Task statement —
The listing below must be repeated word for word, with its images excluded.

Supplied data —
☆ ☆ ☆ ☆ ☆ ☆ ☆
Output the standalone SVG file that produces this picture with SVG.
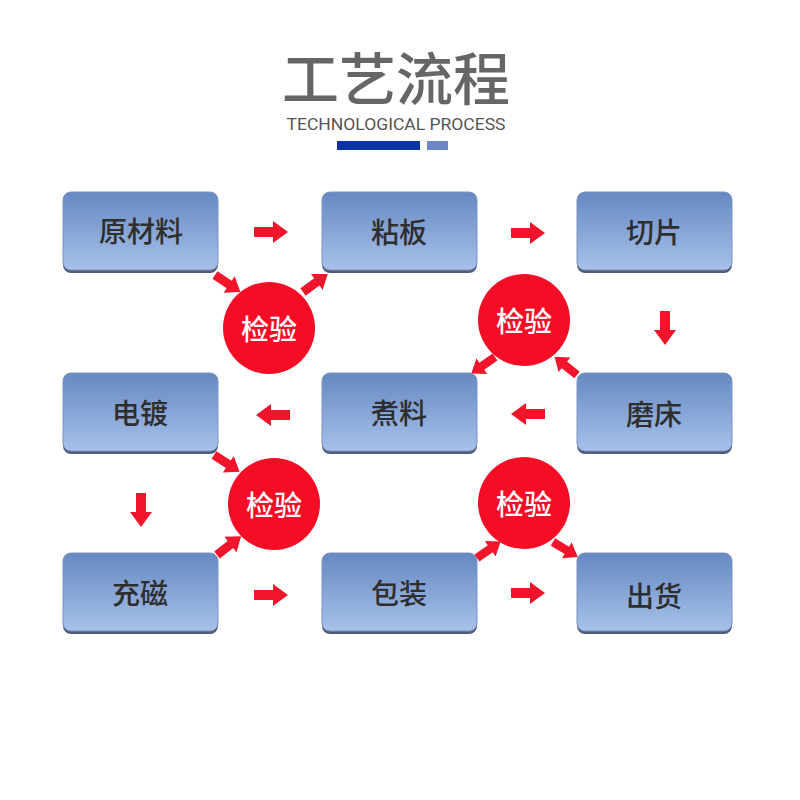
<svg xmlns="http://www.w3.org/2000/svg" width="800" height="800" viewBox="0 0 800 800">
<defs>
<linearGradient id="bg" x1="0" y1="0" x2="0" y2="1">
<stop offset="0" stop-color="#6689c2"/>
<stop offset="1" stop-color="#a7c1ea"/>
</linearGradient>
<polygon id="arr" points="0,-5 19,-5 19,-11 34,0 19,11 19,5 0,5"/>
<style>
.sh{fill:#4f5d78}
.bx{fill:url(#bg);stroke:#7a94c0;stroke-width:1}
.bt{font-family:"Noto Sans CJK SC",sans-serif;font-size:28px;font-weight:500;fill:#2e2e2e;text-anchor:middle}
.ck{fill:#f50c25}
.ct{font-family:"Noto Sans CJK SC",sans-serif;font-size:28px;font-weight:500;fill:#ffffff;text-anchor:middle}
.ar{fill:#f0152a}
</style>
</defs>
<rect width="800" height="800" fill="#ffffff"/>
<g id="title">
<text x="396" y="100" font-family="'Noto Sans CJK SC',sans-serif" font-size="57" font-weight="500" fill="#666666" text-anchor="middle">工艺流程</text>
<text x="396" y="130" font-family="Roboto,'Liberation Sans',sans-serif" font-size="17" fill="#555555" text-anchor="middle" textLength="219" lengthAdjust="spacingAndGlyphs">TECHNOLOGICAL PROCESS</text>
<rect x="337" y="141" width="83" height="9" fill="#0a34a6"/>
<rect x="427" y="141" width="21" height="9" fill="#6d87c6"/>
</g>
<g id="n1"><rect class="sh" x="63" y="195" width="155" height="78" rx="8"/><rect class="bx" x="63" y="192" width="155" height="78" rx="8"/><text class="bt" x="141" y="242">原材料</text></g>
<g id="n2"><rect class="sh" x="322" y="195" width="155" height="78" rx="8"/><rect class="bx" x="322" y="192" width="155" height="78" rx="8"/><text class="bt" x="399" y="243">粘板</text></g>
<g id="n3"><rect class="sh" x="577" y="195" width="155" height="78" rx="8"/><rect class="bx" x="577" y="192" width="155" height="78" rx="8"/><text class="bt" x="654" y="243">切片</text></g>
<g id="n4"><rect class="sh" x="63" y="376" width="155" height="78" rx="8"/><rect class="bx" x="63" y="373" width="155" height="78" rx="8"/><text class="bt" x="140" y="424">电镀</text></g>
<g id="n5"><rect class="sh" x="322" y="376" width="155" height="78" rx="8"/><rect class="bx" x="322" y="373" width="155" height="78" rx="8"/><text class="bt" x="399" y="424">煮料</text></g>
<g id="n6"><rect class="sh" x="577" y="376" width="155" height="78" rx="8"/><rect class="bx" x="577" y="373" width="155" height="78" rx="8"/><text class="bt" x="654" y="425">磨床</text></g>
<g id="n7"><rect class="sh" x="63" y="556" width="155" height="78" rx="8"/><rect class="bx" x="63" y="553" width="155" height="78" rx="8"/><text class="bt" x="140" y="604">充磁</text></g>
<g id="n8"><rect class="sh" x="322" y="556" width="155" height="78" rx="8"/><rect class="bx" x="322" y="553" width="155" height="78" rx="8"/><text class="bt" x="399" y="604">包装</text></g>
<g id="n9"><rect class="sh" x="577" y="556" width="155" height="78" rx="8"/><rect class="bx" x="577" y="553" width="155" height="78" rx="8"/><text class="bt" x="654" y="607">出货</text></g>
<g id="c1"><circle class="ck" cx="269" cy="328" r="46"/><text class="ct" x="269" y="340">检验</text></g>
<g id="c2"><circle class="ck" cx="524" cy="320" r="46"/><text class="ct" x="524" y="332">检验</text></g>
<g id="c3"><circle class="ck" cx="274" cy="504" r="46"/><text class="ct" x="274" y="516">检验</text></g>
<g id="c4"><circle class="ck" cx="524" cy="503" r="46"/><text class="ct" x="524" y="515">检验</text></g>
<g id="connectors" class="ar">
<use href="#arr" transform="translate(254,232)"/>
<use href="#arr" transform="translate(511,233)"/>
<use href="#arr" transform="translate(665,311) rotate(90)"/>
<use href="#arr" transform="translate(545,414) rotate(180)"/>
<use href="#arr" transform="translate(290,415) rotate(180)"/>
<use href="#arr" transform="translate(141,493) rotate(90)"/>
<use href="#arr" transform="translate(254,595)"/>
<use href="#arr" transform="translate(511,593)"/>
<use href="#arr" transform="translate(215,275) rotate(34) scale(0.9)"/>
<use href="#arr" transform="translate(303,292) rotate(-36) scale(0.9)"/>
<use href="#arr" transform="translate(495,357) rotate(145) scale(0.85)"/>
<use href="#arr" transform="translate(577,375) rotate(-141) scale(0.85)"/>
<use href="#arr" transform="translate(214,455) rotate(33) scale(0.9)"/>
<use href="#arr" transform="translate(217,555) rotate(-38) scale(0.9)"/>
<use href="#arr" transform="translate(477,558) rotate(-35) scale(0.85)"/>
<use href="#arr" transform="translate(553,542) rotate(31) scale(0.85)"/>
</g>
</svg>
☆ ☆ ☆ ☆ ☆ ☆ ☆
The result —
Output the standalone SVG file that produces this picture with SVG.
<svg xmlns="http://www.w3.org/2000/svg" width="800" height="800" viewBox="0 0 800 800">
<defs>
<linearGradient id="bg" x1="0" y1="0" x2="0" y2="1">
<stop offset="0" stop-color="#6689c2"/>
<stop offset="1" stop-color="#a7c1ea"/>
</linearGradient>
<polygon id="arr" points="0,-5 19,-5 19,-11 34,0 19,11 19,5 0,5"/>
<style>
.sh{fill:#4f5d78}
.bx{fill:url(#bg);stroke:#7a94c0;stroke-width:1}
.bt{font-family:"Noto Sans CJK SC",sans-serif;font-size:28px;font-weight:500;fill:#2e2e2e;text-anchor:middle}
.ck{fill:#f50c25}
.ct{font-family:"Noto Sans CJK SC",sans-serif;font-size:28px;font-weight:500;fill:#ffffff;text-anchor:middle}
.ar{fill:#f0152a}
</style>
</defs>
<rect width="800" height="800" fill="#ffffff"/>
<g id="title">
<text x="396" y="100" font-family="'Noto Sans CJK SC',sans-serif" font-size="57" font-weight="500" fill="#666666" text-anchor="middle">工艺流程</text>
<text x="396" y="130" font-family="Roboto,'Liberation Sans',sans-serif" font-size="17" fill="#555555" text-anchor="middle" textLength="219" lengthAdjust="spacingAndGlyphs">TECHNOLOGICAL PROCESS</text>
<rect x="337" y="141" width="83" height="9" fill="#0a34a6"/>
<rect x="427" y="141" width="21" height="9" fill="#6d87c6"/>
</g>
<g id="n1"><rect class="sh" x="63" y="195" width="155" height="78" rx="8"/><rect class="bx" x="63" y="192" width="155" height="78" rx="8"/><text class="bt" x="141" y="242">原材料</text></g>
<g id="n2"><rect class="sh" x="322" y="195" width="155" height="78" rx="8"/><rect class="bx" x="322" y="192" width="155" height="78" rx="8"/><text class="bt" x="399" y="243">粘板</text></g>
<g id="n3"><rect class="sh" x="577" y="195" width="155" height="78" rx="8"/><rect class="bx" x="577" y="192" width="155" height="78" rx="8"/><text class="bt" x="654" y="243">切片</text></g>
<g id="n4"><rect class="sh" x="63" y="376" width="155" height="78" rx="8"/><rect class="bx" x="63" y="373" width="155" height="78" rx="8"/><text class="bt" x="140" y="424">电镀</text></g>
<g id="n5"><rect class="sh" x="322" y="376" width="155" height="78" rx="8"/><rect class="bx" x="322" y="373" width="155" height="78" rx="8"/><text class="bt" x="399" y="424">煮料</text></g>
<g id="n6"><rect class="sh" x="577" y="376" width="155" height="78" rx="8"/><rect class="bx" x="577" y="373" width="155" height="78" rx="8"/><text class="bt" x="654" y="425">磨床</text></g>
<g id="n7"><rect class="sh" x="63" y="556" width="155" height="78" rx="8"/><rect class="bx" x="63" y="553" width="155" height="78" rx="8"/><text class="bt" x="140" y="604">充磁</text></g>
<g id="n8"><rect class="sh" x="322" y="556" width="155" height="78" rx="8"/><rect class="bx" x="322" y="553" width="155" height="78" rx="8"/><text class="bt" x="399" y="604">包装</text></g>
<g id="n9"><rect class="sh" x="577" y="556" width="155" height="78" rx="8"/><rect class="bx" x="577" y="553" width="155" height="78" rx="8"/><text class="bt" x="654" y="607">出货</text></g>
<g id="c1"><circle class="ck" cx="269" cy="328" r="46"/><text class="ct" x="269" y="340">检验</text></g>
<g id="c2"><circle class="ck" cx="524" cy="320" r="46"/><text class="ct" x="524" y="332">检验</text></g>
<g id="c3"><circle class="ck" cx="274" cy="504" r="46"/><text class="ct" x="274" y="516">检验</text></g>
<g id="c4"><circle class="ck" cx="524" cy="503" r="46"/><text class="ct" x="524" y="515">检验</text></g>
<g id="connectors" class="ar">
<use href="#arr" transform="translate(254,232)"/>
<use href="#arr" transform="translate(511,233)"/>
<use href="#arr" transform="translate(665,311) rotate(90)"/>
<use href="#arr" transform="translate(545,414) rotate(180)"/>
<use href="#arr" transform="translate(290,415) rotate(180)"/>
<use href="#arr" transform="translate(141,493) rotate(90)"/>
<use href="#arr" transform="translate(254,595)"/>
<use href="#arr" transform="translate(511,593)"/>
<use href="#arr" transform="translate(215,275) rotate(34) scale(0.9)"/>
<use href="#arr" transform="translate(303,292) rotate(-36) scale(0.9)"/>
<use href="#arr" transform="translate(495,357) rotate(145) scale(0.85)"/>
<use href="#arr" transform="translate(577,375) rotate(-141) scale(0.85)"/>
<use href="#arr" transform="translate(214,455) rotate(33) scale(0.9)"/>
<use href="#arr" transform="translate(217,555) rotate(-38) scale(0.9)"/>
<use href="#arr" transform="translate(477,558) rotate(-35) scale(0.85)"/>
<use href="#arr" transform="translate(553,542) rotate(31) scale(0.85)"/>
</g>
</svg>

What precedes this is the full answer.